-- Begin TASK DATA --
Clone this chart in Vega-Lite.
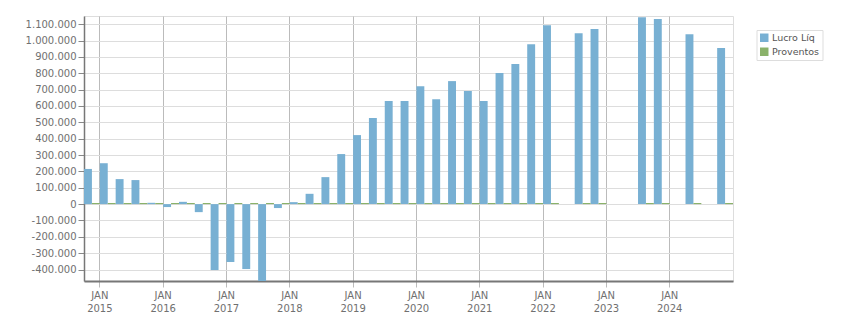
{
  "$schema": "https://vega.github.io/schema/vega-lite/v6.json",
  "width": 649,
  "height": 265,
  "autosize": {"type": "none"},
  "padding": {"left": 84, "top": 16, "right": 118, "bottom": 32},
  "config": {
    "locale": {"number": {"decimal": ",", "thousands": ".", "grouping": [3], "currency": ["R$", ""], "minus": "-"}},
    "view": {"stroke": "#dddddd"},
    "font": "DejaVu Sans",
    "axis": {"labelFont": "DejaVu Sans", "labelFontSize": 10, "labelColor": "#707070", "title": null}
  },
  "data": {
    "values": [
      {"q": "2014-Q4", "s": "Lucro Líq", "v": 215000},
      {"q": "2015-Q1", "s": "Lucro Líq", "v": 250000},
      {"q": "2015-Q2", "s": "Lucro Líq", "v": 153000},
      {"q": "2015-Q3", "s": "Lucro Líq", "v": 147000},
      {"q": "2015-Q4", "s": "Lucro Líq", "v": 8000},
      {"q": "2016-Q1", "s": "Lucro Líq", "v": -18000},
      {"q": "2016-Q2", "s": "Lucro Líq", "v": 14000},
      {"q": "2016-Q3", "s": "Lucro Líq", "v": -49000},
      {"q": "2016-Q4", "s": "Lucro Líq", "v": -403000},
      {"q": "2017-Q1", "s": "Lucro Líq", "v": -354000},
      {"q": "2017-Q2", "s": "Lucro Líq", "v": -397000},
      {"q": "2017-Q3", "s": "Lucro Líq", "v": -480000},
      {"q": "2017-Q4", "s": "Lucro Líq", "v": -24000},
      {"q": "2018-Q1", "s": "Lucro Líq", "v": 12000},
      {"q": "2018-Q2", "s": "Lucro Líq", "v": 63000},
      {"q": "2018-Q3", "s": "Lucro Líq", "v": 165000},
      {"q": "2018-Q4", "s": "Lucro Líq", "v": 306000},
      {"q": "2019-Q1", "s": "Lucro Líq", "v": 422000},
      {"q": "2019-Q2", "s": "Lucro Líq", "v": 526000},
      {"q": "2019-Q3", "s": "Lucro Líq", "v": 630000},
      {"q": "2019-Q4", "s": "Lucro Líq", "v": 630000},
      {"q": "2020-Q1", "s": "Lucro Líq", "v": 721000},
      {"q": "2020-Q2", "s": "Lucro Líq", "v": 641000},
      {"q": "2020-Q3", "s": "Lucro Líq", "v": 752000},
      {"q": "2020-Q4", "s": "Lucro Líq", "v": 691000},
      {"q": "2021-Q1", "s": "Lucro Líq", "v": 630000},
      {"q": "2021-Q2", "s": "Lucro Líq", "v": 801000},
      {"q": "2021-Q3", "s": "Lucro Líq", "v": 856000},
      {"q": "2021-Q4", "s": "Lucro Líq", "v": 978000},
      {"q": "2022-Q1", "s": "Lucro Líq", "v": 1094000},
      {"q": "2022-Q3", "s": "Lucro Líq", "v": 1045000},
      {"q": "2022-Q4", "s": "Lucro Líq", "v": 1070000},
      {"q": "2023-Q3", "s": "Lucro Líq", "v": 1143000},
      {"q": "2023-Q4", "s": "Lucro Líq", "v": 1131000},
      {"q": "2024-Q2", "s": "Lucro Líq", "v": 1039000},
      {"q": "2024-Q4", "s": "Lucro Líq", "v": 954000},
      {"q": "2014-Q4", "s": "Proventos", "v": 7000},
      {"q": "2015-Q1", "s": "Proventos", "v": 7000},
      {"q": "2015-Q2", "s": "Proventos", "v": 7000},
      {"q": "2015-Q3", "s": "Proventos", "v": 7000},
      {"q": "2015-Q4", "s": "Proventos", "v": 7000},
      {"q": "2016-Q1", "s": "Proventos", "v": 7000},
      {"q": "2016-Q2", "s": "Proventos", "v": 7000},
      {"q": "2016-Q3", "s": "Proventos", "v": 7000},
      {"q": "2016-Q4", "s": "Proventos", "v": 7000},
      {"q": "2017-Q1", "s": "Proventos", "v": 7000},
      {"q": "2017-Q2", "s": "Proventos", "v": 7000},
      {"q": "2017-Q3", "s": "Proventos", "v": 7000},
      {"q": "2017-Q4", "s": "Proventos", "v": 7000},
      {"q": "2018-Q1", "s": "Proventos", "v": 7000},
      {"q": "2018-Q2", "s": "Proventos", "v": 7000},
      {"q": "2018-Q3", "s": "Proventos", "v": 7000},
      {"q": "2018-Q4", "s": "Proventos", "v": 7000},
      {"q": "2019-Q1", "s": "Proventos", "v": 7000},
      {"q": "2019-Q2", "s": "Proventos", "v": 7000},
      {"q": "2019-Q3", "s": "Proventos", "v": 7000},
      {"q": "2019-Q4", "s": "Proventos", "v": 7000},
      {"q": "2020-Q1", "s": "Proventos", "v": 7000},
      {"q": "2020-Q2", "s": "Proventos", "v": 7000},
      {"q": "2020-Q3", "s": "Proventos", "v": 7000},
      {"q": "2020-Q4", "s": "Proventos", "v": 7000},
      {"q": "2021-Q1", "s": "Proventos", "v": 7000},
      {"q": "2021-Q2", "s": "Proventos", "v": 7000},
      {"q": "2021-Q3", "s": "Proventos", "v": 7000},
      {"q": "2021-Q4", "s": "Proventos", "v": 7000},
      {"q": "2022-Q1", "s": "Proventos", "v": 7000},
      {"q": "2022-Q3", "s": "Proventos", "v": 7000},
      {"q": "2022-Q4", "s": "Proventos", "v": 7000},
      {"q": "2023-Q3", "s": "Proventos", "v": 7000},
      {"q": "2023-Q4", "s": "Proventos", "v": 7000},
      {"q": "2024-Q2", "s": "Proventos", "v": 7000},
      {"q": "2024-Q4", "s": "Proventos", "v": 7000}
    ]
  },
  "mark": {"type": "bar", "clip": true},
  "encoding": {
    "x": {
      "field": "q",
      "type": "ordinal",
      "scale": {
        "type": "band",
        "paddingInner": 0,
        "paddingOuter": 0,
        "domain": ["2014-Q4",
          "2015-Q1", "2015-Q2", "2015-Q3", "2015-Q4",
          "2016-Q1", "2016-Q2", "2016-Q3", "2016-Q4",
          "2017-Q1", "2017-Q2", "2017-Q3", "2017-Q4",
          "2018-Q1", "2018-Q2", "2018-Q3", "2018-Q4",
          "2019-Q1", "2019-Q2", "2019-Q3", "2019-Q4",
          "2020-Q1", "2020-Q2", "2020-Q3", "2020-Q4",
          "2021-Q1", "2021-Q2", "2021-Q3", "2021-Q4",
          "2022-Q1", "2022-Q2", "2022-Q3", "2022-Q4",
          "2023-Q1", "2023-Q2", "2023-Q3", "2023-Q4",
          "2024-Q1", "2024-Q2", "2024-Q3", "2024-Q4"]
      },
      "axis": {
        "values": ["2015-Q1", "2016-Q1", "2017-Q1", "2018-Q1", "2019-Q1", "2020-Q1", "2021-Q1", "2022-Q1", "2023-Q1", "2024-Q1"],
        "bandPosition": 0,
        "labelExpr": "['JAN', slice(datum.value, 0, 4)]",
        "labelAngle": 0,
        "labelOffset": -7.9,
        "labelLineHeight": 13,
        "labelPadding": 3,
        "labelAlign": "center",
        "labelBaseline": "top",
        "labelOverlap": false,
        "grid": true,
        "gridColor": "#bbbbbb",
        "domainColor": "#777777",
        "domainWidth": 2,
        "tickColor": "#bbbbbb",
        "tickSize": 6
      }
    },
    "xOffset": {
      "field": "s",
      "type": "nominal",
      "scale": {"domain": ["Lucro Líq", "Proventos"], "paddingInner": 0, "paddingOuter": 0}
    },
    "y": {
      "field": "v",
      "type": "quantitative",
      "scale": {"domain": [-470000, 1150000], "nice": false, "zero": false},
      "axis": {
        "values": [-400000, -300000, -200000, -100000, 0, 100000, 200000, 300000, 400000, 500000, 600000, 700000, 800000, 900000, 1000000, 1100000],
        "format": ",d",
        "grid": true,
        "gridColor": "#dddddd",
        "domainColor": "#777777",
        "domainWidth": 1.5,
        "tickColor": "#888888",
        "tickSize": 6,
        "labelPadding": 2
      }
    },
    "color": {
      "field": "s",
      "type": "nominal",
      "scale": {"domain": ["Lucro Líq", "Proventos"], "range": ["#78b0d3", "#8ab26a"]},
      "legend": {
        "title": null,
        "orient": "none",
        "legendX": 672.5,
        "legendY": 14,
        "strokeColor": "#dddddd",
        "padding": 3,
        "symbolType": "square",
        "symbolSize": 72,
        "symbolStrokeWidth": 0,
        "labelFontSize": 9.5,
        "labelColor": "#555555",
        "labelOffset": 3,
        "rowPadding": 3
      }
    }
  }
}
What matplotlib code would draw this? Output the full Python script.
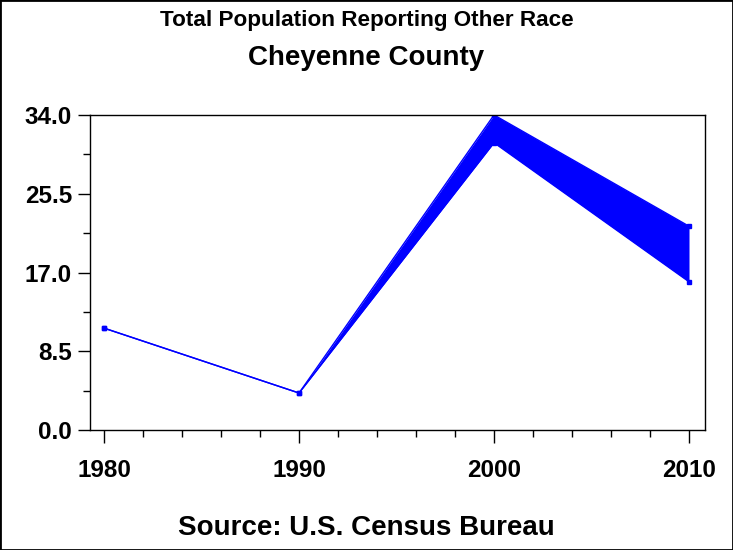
-- End TASK DATA --
STATED EXERCISE:
Copy every line of the listing where the word "this" appears.

OUTPUT BELOW:
Clone this chart in Vega-Lite.
What matplotlib code would draw this? Output the full Python script.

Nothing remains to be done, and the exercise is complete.